If you’ve heard the term “critical minerals” lately, you know they’re the building blocks for everything from electric car batteries to defense systems. The Revitalizing America’s Offshore Critical Minerals Dominance Act aims to secure our supply of these minerals—like cobalt, nickel, and rare earths—by going straight to the ocean floor. The bill’s core action is a massive, immediate push to fast-track exploration and recovery of these resources from the Outer Continental Shelf (OCS) and the deep seabed, citing national security and economic independence as the driving forces. This means the federal government is launching a full-court press to map, permit, and develop these underwater resources, making the U.S. the world leader in seabed mining.
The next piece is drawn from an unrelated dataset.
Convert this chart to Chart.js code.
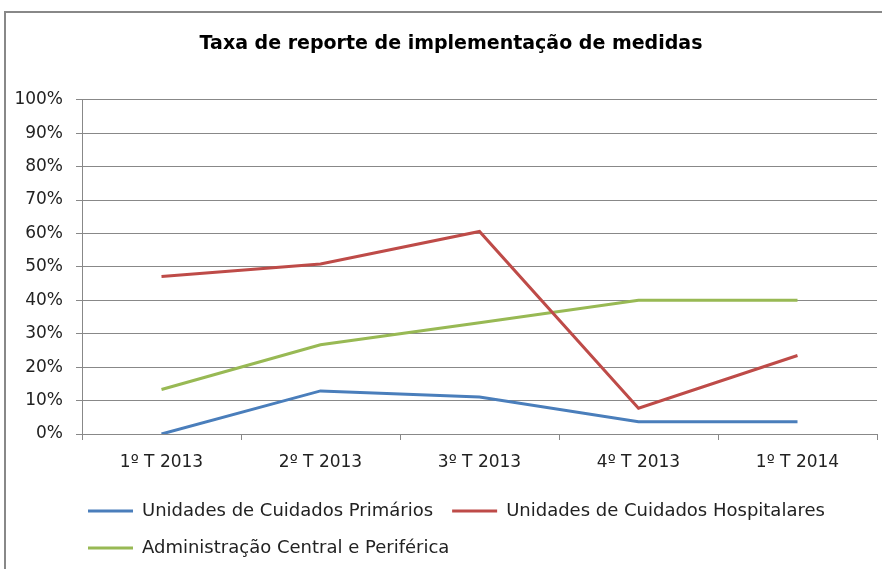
<!DOCTYPE html>
<html>
<head>
<meta charset="utf-8">
<script src="https://cdn.jsdelivr.net/npm/chart.js@4.4.0/dist/chart.umd.min.js"></script>
<style>
  html, body { margin: 0; padding: 0; background: #fff; overflow: hidden; }
  #frame { position: absolute; left: 4px; top: 11px; width: 1000px; height: 1000px; border: 2px solid #888; }
  #wrap { position: absolute; left: 0; top: 0; width: 882px; height: 580px; }
</style>
</head>
<body>
<div id="frame"></div>
<div id="wrap"><canvas id="lineChart" width="882" height="580"></canvas></div>
<script>
// trimestres
let categorias = ['1º T 2013', '2º T 2013', '3º T 2013', '4º T 2013', '1º T 2014']
// valores em %
let primarios = [0, 12.9, 11.1, 3.7, 3.7]
let hospitalares = [47.1, 50.9, 60.6, 7.7, 23.5]
let administracao = [13.3, 26.7, 33.3, 40, 40]
let nomes = ['Unidades de Cuidados Primários', 'Unidades de Cuidados Hospitalares', 'Administração Central e Periférica']
let cores = ['#4a7ebb', '#be4b48', '#98b954']

let fonte = 'DejaVu Sans'
let cinza = '#888'

let data_1 = {
    labels: categorias,
    datasets: [
        { label: nomes[0], data: primarios, borderColor: cores[0], backgroundColor: cores[0] },
        { label: nomes[1], data: hospitalares, borderColor: cores[1], backgroundColor: cores[1] },
        { label: nomes[2], data: administracao, borderColor: cores[2], backgroundColor: cores[2] }
    ]
}

// empurra a legenda e o titulo para a direita, como no Excel
let deslocar = {
    id: 'deslocar',
    afterLayout: function (chart) {
        chart.legend.left += 69
        chart.titleBlock.left += 25
    }
}

let options = {
    responsive: false,
    animation: false,
    layout: { padding: { left: 0, right: 5, top: 0, bottom: 13 } },
    elements: {
        line: { borderWidth: 3, tension: 0 },
        point: { radius: 0, borderWidth: 3 }
    },
    plugins: {
        title: {
            display: true,
            text: 'Taxa de reporte de implementação de medidas',
            color: '#000',
            font: { family: fonte, size: 19, weight: 'bold' },
            padding: { top: 33, bottom: 44 }
        },
        legend: {
            display: true,
            position: 'bottom',
            align: 'start',
            labels: {
                usePointStyle: true,
                pointStyle: 'line',
                pointStyleWidth: 45,
                padding: 19,
                color: '#222',
                font: { family: fonte, size: 18 }
            }
        },
        tooltip: { enabled: false }
    },
    scales: {
        x: {
            offset: true,
            grid: { offset: true, drawOnChartArea: false, tickLength: 6, color: cinza },
            border: { color: cinza },
            ticks: { color: '#222', padding: 12, font: { family: fonte, size: 17 } },
            afterFit: function (s) { s.height = 49 }
        },
        y: {
            min: 0,
            max: 100,
            grid: { tickLength: 6, color: cinza },
            border: { color: cinza },
            ticks: {
                stepSize: 10,
                color: '#222',
                padding: 13,
                font: { family: fonte, size: 17 },
                callback: function (v) { return v + '%' }
            },
            afterFit: function (s) { s.width = 82 }
        }
    }
}

let ctx = document.getElementById('lineChart').getContext('2d')
let lineChart = new Chart(ctx, { type: 'line', data: data_1, options: options, plugins: [deslocar] })
</script>
</body>
</html>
This bill doesn't just ask agencies to move faster; it gives them a hard deadline. Within 60 days of enactment, the Secretary of Commerce (through NOAA) and the Secretary of the Interior must establish expedited processes for issuing licenses and permits for deep seabed exploration and commercial recovery (SEC. 4). Think about that: two months to overhaul complex regulatory systems that usually take years. For companies looking to mine, this is the green light they’ve been waiting for, promising predictable, rapid approvals. For the rest of us, it means the government is prioritizing speed and national dominance over deliberative, slow-moving environmental review, even while the bill pays lip service to maintaining high environmental standards.
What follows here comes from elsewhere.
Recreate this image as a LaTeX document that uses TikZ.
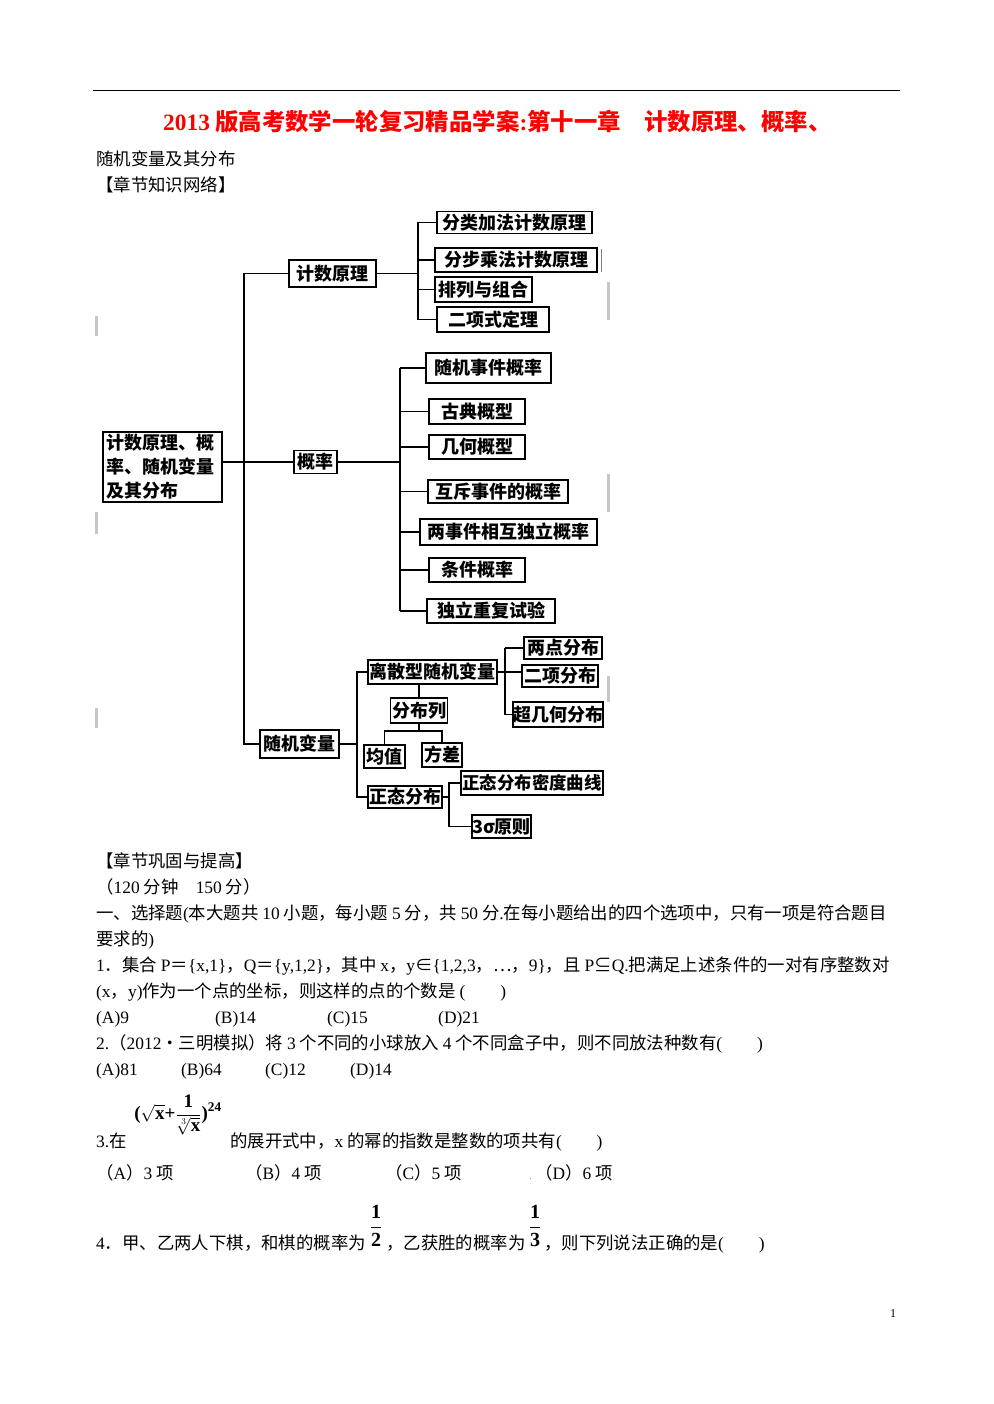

To make sure companies know exactly where to dig, the Secretary of the Interior must also, within 60 days, finalize a plan to map key areas of the U.S. seabed and OCS that are rich in minerals and easily accessible (SEC. 4). This isn't just a science project; it's a critical step in turning potential resources into real supply chains. They also have to officially identify which critical minerals can be sourced from the seabed, teaming up with the Departments of Defense and Energy to pinpoint the ones most vital for manufacturing and defense (SEC. 4). This entire effort is designed to quickly de-risk deep-sea mining for U.S. companies.
While the goal is securing a supply chain for the future—a clear benefit for anyone worried about inflation or foreign dependence—the way the bill achieves this raises some red flags, particularly for environmental safeguards. The aggressive 60-day deadline is the most obvious pressure point, suggesting that comprehensive scientific review might take a back seat to meeting the mandate for speed. Furthermore, the bill explicitly states that it does not create any new rights or benefits that someone could use to sue the U.S. government or its employees (SEC. 4). In plain language, if the expedited permitting process cuts corners and environmental damage occurs, this clause makes it harder for affected groups—like environmental organizations concerned with deep-sea ecosystems—to challenge the government’s actions in court. It’s essentially an insurance policy for the agencies pushing the permits through.
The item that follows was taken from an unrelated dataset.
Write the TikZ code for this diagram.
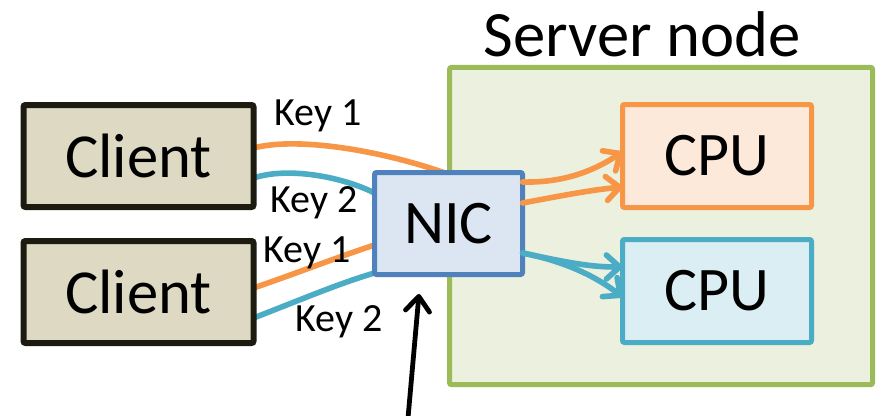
\documentclass[tikz,border=0pt]{standalone}
\usepackage{fontspec}
\setmainfont{Carlito}
\usetikzlibrary{calc,arrows.meta}
\pgfdeclarelayer{bottomlayer}
\pgfdeclarelayer{midlayer}
\pgfsetlayers{bottomlayer,midlayer,main}
\definecolor{cOrange}{HTML}{F79646}
\definecolor{cOrangeFill}{HTML}{FDE9D9}
\definecolor{cBlue}{HTML}{4BACC6}
\definecolor{cBlueFill}{HTML}{DBEEF4}
\definecolor{cNic}{HTML}{4F81BD}
\definecolor{cNicFill}{HTML}{DCE6F2}
\definecolor{cGreen}{HTML}{9BBB59}
\definecolor{cGreenFill}{HTML}{EBF1DE}
\definecolor{cClient}{HTML}{DDD9C3}
\definecolor{cClientLine}{HTML}{1D1B10}
\tikzset{
  box/.style={rectangle, inner sep=0pt, outer sep=0pt, rounded corners=1.5pt},
  clientbox/.style={box, draw=cClientLine, fill=cClient, line width=4.5pt,
     minimum width=172.5pt, minimum height=76.5pt, font=\fontsize{47}{50}\selectfont},
  cpubox/.style={box, line width=3.75pt, minimum width=141.75pt, minimum height=77.25pt,
     font=\fontsize{46.5}{50}\selectfont},
  nicbox/.style={box, draw=cNic, fill=cNicFill, line width=3.75pt,
     minimum width=111pt, minimum height=76.5pt, font=\fontsize{46.5}{50}\selectfont},
  serverbox/.style={box, draw=cGreen, fill=cGreenFill, line width=3.75pt,
     minimum width=317.25pt, minimum height=238pt},
  keylabel/.style={inner sep=0pt, font=\fontsize{30}{32}\selectfont},
  flow/.style={line width=4.2pt, line cap=round},
  flowarrow/.style={flow, -{Straight Barb[length=10pt,width=18pt,line cap=round,round]}},
}
\begin{document}
\begin{tikzpicture}[x=0.75pt,y=-0.75pt]
\useasboundingbox (0,0) rectangle (877,415);

\begin{pgfonlayer}{bottomlayer}
\node[serverbox] (server) at (661,226) {};
\end{pgfonlayer}
\node[inner sep=0pt, font=\fontsize{48.5}{52}\selectfont] (servertitle) at (642,34) {Server node};

\node[clientbox] (c1) at (138.5,156) {Client};
\node[clientbox] (c2) at (138.5,292) {Client};
\node[cpubox, draw=cOrange, fill=cOrangeFill] (cpu1) at (717,156) {CPU};
\node[cpubox, draw=cBlue, fill=cBlueFill] (cpu2) at (717,291) {CPU};
\node[nicbox] (nic) at (448.5,223.5) {NIC};

% client -> NIC flows (behind the boxes)
\begin{pgfonlayer}{midlayer}
\draw[flow, cOrange] ($(c1.east)+(0,-8)$) .. controls (300,136) and (385,152) .. ($(nic.north)+(-5,0)$);
\draw[flow, cBlue] ($(c1.east)+(0,22)$) .. controls (290,166) and (345,178) .. ($(nic.west)+(0,-30.5)$);
\draw[flow, cOrange] ($(c2.east)+(0,-4)$) .. controls (300,272) and (335,258) .. ($(nic.west)+(0,21.5)$);
\draw[flow, cBlue] ($(c2.east)+(0,26)$) .. controls (300,300) and (340,283) .. ($(nic.west)+(0,49.5)$);
\end{pgfonlayer}

% NIC -> CPU flows
\draw[flowarrow, cOrange] ($(nic.east)+(0,-41.5)$) .. controls (565,183) and (595,170) .. ($(cpu1.west)+(0,-4)$);
\draw[flowarrow, cOrange] ($(nic.east)+(0,-20.5)$) .. controls (560,196) and (590,190) .. ($(cpu1.west)+(0,31)$);
\draw[flowarrow, cBlue] ($(nic.east)+(0,29.5)$) .. controls (570,263) and (590,267) .. ($(cpu2.west)+(0,-24)$);
\draw[flowarrow, cBlue] ($(nic.east)+(0,29.5)$) .. controls (568,262) and (598,278) .. ($(cpu2.west)+(0,6)$);

% labels
\node[keylabel] (k1a) at (318,116) {Key 1};
\node[keylabel] (k2a) at (314,203) {Key 2};
\node[keylabel] (k1b) at (307,253) {Key 1};
\node[keylabel] (k2b) at (339,322) {Key 2};

% black pointer arrow
\coordinate (ptrstart) at (408,418);
\coordinate (ptrend) at (419,294);
\draw[line width=3.6pt, -{Straight Barb[length=11pt,width=18pt,line cap=round,round]}] (ptrstart) -- (ptrend);
\end{tikzpicture}
\end{document}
Beyond domestic waters, the bill requires the Secretary of Commerce to engage key international partners within 60 days to support U.S. companies exploring and extracting minerals in allied countries’ waters (SEC. 4). This is about leveraging international relationships to secure resources globally, ensuring U.S. companies get first dibs. One final detail to note: the definition of a “mineral” under this Act is broad. While it includes the usual suspects like cobalt and copper, it also allows the Chair of the National Energy Dominance Council to unilaterally add any other material deemed “appropriate” (SEC. 3). This grants a single federal official the power to expand the scope of this fast-track mining program without needing further legislative approval.